Copy the data exactly; pictures stay out of the copy.

-- begin --

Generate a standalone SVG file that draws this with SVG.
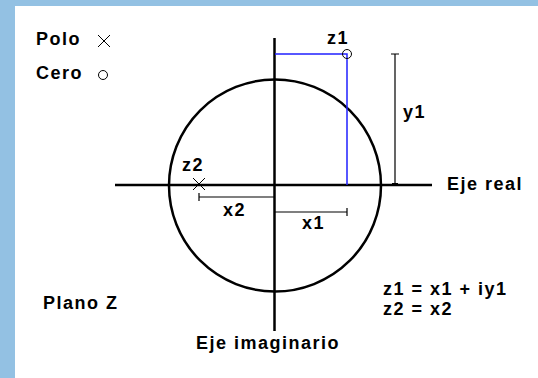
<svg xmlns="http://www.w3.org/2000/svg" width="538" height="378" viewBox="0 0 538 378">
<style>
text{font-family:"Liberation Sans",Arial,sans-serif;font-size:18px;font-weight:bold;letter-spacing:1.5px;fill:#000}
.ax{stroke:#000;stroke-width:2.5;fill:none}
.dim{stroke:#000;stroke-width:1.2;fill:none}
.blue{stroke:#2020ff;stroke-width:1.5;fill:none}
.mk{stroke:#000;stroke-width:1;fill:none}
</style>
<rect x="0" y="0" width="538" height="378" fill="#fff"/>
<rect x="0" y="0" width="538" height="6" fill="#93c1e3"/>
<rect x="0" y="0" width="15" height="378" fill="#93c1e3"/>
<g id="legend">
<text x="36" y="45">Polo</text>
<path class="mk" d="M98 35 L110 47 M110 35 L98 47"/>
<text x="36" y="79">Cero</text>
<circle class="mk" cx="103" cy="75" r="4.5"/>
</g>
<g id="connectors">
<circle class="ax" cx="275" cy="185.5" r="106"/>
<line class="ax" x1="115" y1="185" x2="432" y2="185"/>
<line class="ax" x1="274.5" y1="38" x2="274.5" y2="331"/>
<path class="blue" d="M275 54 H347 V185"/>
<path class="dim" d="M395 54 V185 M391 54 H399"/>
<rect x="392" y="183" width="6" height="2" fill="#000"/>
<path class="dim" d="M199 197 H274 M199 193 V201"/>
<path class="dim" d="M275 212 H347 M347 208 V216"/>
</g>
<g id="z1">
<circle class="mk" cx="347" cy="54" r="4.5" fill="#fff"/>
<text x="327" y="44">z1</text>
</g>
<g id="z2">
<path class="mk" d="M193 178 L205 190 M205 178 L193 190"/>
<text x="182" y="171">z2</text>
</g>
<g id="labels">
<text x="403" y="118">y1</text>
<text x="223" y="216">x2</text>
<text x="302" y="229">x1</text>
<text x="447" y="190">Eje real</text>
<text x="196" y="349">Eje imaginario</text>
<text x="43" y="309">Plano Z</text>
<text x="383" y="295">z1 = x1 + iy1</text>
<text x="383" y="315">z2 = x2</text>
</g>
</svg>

-- end --

Response for this exercise |
Generate a standalone SVG file that draws this with SVG.
<svg xmlns="http://www.w3.org/2000/svg" width="538" height="378" viewBox="0 0 538 378">
<style>
text{font-family:"Liberation Sans",Arial,sans-serif;font-size:18px;font-weight:bold;letter-spacing:1.5px;fill:#000}
.ax{stroke:#000;stroke-width:2.5;fill:none}
.dim{stroke:#000;stroke-width:1.2;fill:none}
.blue{stroke:#2020ff;stroke-width:1.5;fill:none}
.mk{stroke:#000;stroke-width:1;fill:none}
</style>
<rect x="0" y="0" width="538" height="378" fill="#fff"/>
<rect x="0" y="0" width="538" height="6" fill="#93c1e3"/>
<rect x="0" y="0" width="15" height="378" fill="#93c1e3"/>
<g id="legend">
<text x="36" y="45">Polo</text>
<path class="mk" d="M98 35 L110 47 M110 35 L98 47"/>
<text x="36" y="79">Cero</text>
<circle class="mk" cx="103" cy="75" r="4.5"/>
</g>
<g id="connectors">
<circle class="ax" cx="275" cy="185.5" r="106"/>
<line class="ax" x1="115" y1="185" x2="432" y2="185"/>
<line class="ax" x1="274.5" y1="38" x2="274.5" y2="331"/>
<path class="blue" d="M275 54 H347 V185"/>
<path class="dim" d="M395 54 V185 M391 54 H399"/>
<rect x="392" y="183" width="6" height="2" fill="#000"/>
<path class="dim" d="M199 197 H274 M199 193 V201"/>
<path class="dim" d="M275 212 H347 M347 208 V216"/>
</g>
<g id="z1">
<circle class="mk" cx="347" cy="54" r="4.5" fill="#fff"/>
<text x="327" y="44">z1</text>
</g>
<g id="z2">
<path class="mk" d="M193 178 L205 190 M205 178 L193 190"/>
<text x="182" y="171">z2</text>
</g>
<g id="labels">
<text x="403" y="118">y1</text>
<text x="223" y="216">x2</text>
<text x="302" y="229">x1</text>
<text x="447" y="190">Eje real</text>
<text x="196" y="349">Eje imaginario</text>
<text x="43" y="309">Plano Z</text>
<text x="383" y="295">z1 = x1 + iy1</text>
<text x="383" y="315">z2 = x2</text>
</g>
</svg>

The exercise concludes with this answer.